De la escalera bajaron flotando hasta el vestíbulo unas risas. Los jóvenes se enderezaron las corbatas, echaron un vistazo a sus relojes, se alisaron el pelo con la mano. Dos muchachas se reunieron con sus acompañantes; juntos traspusieron la puerta y se internaron en la noche misteriosa. Transcurrieron otros veinte minutos antes de que apareciera Judy con una expresión ceñuda cuyo fin evidente era el de demostrar una fría determinación. Pero lo único que podía ver Jeff era su increíble juventud, una fresca ternura que iba más allá del hecho de que la chica siguiera siendo una adolescente.

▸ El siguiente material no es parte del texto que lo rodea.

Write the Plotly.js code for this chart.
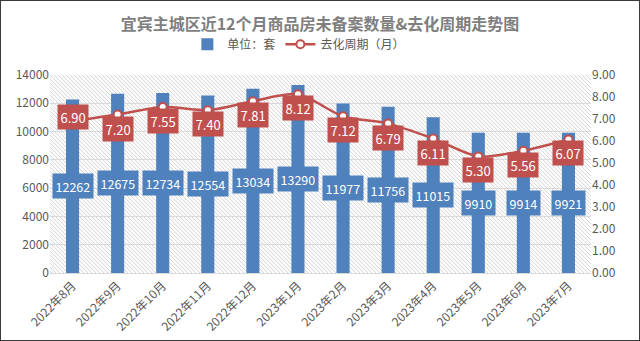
<!DOCTYPE html>
<html><head><meta charset="utf-8">
<script src="https://cdn.plot.ly/plotly-3.0.1.min.js"></script>
<style>html,body{margin:0;padding:0;background:#fff}#c{width:638px;height:339px;border:1px solid #3a3a3a}</style>
</head><body><div id="c"></div>
<script>
const months = ['2022年8月','2022年9月','2022年10月','2022年11月','2022年12月','2023年1月','2023年2月','2023年3月','2023年4月','2023年5月','2023年6月','2023年7月'];
const unsold = [12262,12675,12734,12554,13034,13290,11977,11756,11015,9910,9914,9921];
const cycle = [6.90,7.20,7.55,7.40,7.81,8.12,7.12,6.79,6.11,5.30,5.56,6.07];

const blue = '#4f81bd', red = '#c0504d';
const FONT = '"Noto Sans CJK SC", "Microsoft YaHei", sans-serif';

// hatched plot background (decorative)
const hatchSvg = '<svg xmlns="http://www.w3.org/2000/svg" width="541" height="198">' +
  '<defs><pattern id="h" width="4" height="4" patternUnits="userSpaceOnUse">' +
  '<path d="M-1,-1 L5,5 M-1,3 L1,5 M3,-1 L5,1" stroke="#d6d6d6" stroke-width="0.9"/></pattern></defs>' +
  '<rect width="541" height="198" fill="#fbfbfb"/><rect width="541" height="198" fill="url(#h)"/></svg>';
const hatchURI = 'data:image/svg+xml;charset=utf-8,' + encodeURIComponent(hatchSvg);

const traces = [
  {type:'bar', name:'单位：套', x:months, y:unsold, marker:{color:blue}, width:0.29, hoverinfo:'x+y'},
  {type:'scatter', mode:'lines+markers', name:'去化周期（月）', x:months, y:cycle, yaxis:'y2',
   line:{color:red, width:2.5, shape:'spline', smoothing:0.8},
   marker:{symbol:'circle', size:8, color:'#fff', line:{color:red, width:2}}}
];

const ann = [];
months.forEach((m,i)=>{
  ann.push({x:m, y:unsold[i]/2, xref:'x', yref:'y', text:String(unsold[i]), showarrow:false,
    bgcolor:blue, font:{color:'#fff', size:12.5, family:FONT}, borderpad:2.5});
  ann.push({x:m, y:cycle[i], xref:'x', yref:'y2', text:cycle[i].toFixed(2), showarrow:false,
    yshift:(i===0?4:-14), bgcolor:red, font:{color:'#fff', size:13, family:FONT}, borderpad:2.5});
});

const layout = {
  width:638, height:339,
  margin:{l:49, r:48, t:74, b:67},
  paper_bgcolor:'#fff', plot_bgcolor:'rgba(0,0,0,0)',
  font:{family:FONT, color:'#595959', size:12},
  title:{text:'<b>宜宾主城区近12个月商品房未备案数量&去化周期走势图</b>', x:0.5, xanchor:'center', y:0.93, yanchor:'middle', font:{size:16, color:'#7f7f7f', family:FONT}},
  showlegend:true,
  legend:{orientation:'h', x:0.46, xanchor:'center', y:1.155, yanchor:'middle', font:{size:12, color:'#595959'}, traceorder:'normal'},
  images:[{source:hatchURI, xref:'paper', yref:'paper', x:0, y:1, sizex:1, sizey:1, xanchor:'left', yanchor:'top', sizing:'stretch', layer:'below'}],
  xaxis:{automargin:false, range:[-0.5,11.5], autorange:false, tickangle:-45, showgrid:false, showline:true, linecolor:'#d9d9d9', ticks:'', tickfont:{size:12, color:'#595959'}},
  yaxis:{automargin:false, range:[0,14000], dtick:2000, showgrid:true, gridcolor:'#d9d9d9', zeroline:false, tickfont:{size:12, color:'#595959'}, ticks:'', tickformat:'d'},
  yaxis2:{automargin:false, overlaying:'y', side:'right', range:[0,9], dtick:1, tickformat:'.2f', showgrid:false, zeroline:false, tickfont:{size:12, color:'#595959'}},
  annotations:ann
};
Plotly.newPlot('c', traces, layout, {displayModeBar:false, staticPlot:true});
</script></body></html>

En los años ochenta, las chicas, mejor dicho, las mujeres de su misma edad no tenían ese aire de inocencia; no habían vuelto a tenerlo desde los tiempos de Janis Joplin, jamás volverían a tenerlo, al menos después de Madonna.

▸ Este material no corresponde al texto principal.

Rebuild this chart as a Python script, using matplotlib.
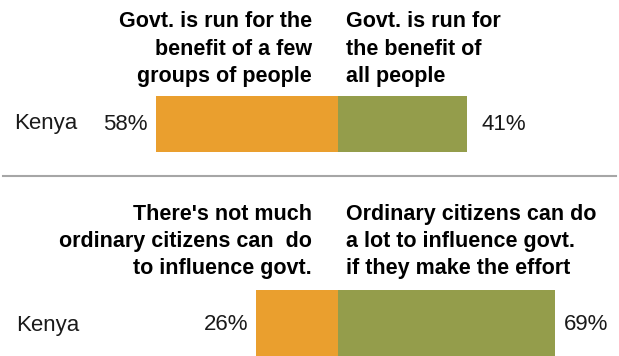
import matplotlib
matplotlib.use('Agg')
import matplotlib.pyplot as plt

# Survey results, Kenya
countries = ['Kenya', 'Kenya']
few_groups = [58]        # govt. run for a few groups
all_people = [41]        # govt. run for all people
not_much = [26]          # not much citizens can do
can_do_lot = [69]        # citizens can do a lot

top_left_header = ['Govt. is run for the', 'benefit of a few', 'groups of people']
top_right_header = ['Govt. is run for', 'the benefit of', 'all people']
bottom_left_header = ["There's not much", 'ordinary citizens can  do', 'to influence govt.']
bottom_right_header = ['Ordinary citizens can do', 'a lot to influence govt.', 'if they make the effort']

ORANGE = '#EA9F2E'
GREEN = '#949D4B'
PX_PER_PCT = 3.14
DIVIDER_PX = 338
W, H = 619, 356

fig = plt.figure(figsize=(W / 100, H / 100), dpi=100)
ax = fig.add_axes([0, 0, 1, 1])
ax.set_xlim(-DIVIDER_PX / PX_PER_PCT, (W - DIVIDER_PX) / PX_PER_PCT)
ax.set_ylim(H, 0)
ax.axis('off')

reg = dict(family=['Liberation Sans', 'DejaVu Sans'], fontsize=16, color='#1a1a1a')
bold = dict(family=['Liberation Sans', 'DejaVu Sans'], fontsize=15.5, fontweight='bold', color='black')


def draw_panel(y_bar, bar_h, left_vals, right_vals, label, label_x, right_gap, left_hdr, right_hdr, baselines):
    ax.barh([y_bar], [-v for v in left_vals], height=bar_h, color=ORANGE, linewidth=0)
    ax.barh([y_bar], right_vals, height=bar_h, color=GREEN, linewidth=0)
    y_lab = y_bar if bar_h < 60 else 325
    ax.text(label_x / W, y_lab, label, transform=ax.get_yaxis_transform(),
            ha='left', va='center', **reg)
    ax.annotate(f'{left_vals[0]}%', xy=(-left_vals[0], y_lab), xytext=(-8, 0),
                textcoords='offset pixels', ha='right', va='center', **reg)
    ax.annotate(f'{right_vals[0]}%', xy=(right_vals[0], y_lab), xytext=(right_gap, 0),
                textcoords='offset pixels', ha='left', va='center', **reg)
    for line, yb in zip(left_hdr, baselines):
        ax.annotate(line, xy=(0, yb), xytext=(-26, 0), textcoords='offset pixels',
                    ha='right', va='baseline', **bold)
    for line, yb in zip(right_hdr, baselines):
        ax.annotate(line, xy=(0, yb), xytext=(8, 0), textcoords='offset pixels',
                    ha='left', va='baseline', **bold)


# top panel
draw_panel(124, 56, few_groups, all_people, countries[0], 14, 15,
           top_left_header, top_right_header, [27, 55, 82])

# separator
ax.axhline(176, xmin=3 / W, xmax=616 / W, color='#A6A6A6', linewidth=1.5)

# bottom panel, bar runs off the bottom edge
draw_panel(328, 76, not_much, can_do_lot, countries[1], 16, 9,
           bottom_left_header, bottom_right_header, [220, 247, 274])

fig.savefig('out.png', dpi=100)
plt.close(fig)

—Bueno, me alegra comprobar que esta noche sí has podido venir —le dijo Judy. Jeff se puso torpemente en pie y le sonrió a manera de disculpa.

—Siento mucho lo de anoche. Es que… no me encontraba bien; estaba de un humor raro. No te habría gustado mi compañía.

—Podrías haberme llamado —le reprochó, petulante.

Cruzó los brazos debajo del pecho destacando las púdicas protuberancias que destacaban debajo de su blusa Peter Pan. De uno de sus brazos colgaba un jersey de cachemir color beige, vestía una falda de madras y calzaba zapatos de tacón bajo, sujetos a los tobillos por una tirita. Jeff olió la mezcla de perfume Lanvin y champú floral y se sintió subyugado por el flequillo rubio que bailaba sobre aquellos enormes ojos azules.

—Ya lo sé. Ojalá lo hubiera hecho.

Ella endulzó un poco la expresión, el enfrentamiento había terminado incluso antes de empezar. Jeff recordaba que siempre había sido incapaz de estar enfadada por mucho tiempo.

—Anoche te perdiste una película estupenda —le comentó sin asomo de malhumor—. Empieza con una chica que está comprando pájaros en una tienda de animalitos y Rod Taylor finge que trabaja ahí, y entonces…

Mientras se dirigían hacia el Chevy de Jeff, le siguió contando el resto del argumento. Él simuló desconocer los detalles de la historia, aunque hacía poco había vuelto a ver la película en uno de los ciclos que el canal HBO dedicó a Hitchcock. Ah, claro, también la había visto cuando la estrenaron; había ido con Judy. La había visto la noche anterior de hacía veinticinco años, en la otra versión de su vida.

—Y entonces, el tipo va a encender un cigarro en una gasolinera, pero… bueno, no te quiero contar lo que pasa después, te arruinaría el final. Es una película que da mucho miedo. No me importaría volver a verla si quieres ir. O podríamos ver Bye Bye Birdie. ¿Qué te apetece hacer?

—Me gustaría que nos sentáramos a conversar. Que fuéramos a algún sitio a tomar una cerveza y a comer algo.

—De acuerdo —le contestó con una sonrisa—. ¿Vamos a Moe's and Joe's?

—Vale. El que está en…, en Ponce de León, ¿no? —Judy frunció el ceño.

—No, ése es Manuel's. No me digas que se te ha olvidado…, gira a la izquierda aquí mismo. —Se volvió en el asiento y le lanzó una mirada rara—. Oye, te estás comportando de una forma extraña. ¿Te pasa algo?

—Nada serio. Ya te he dicho que no me he sentido muy bien.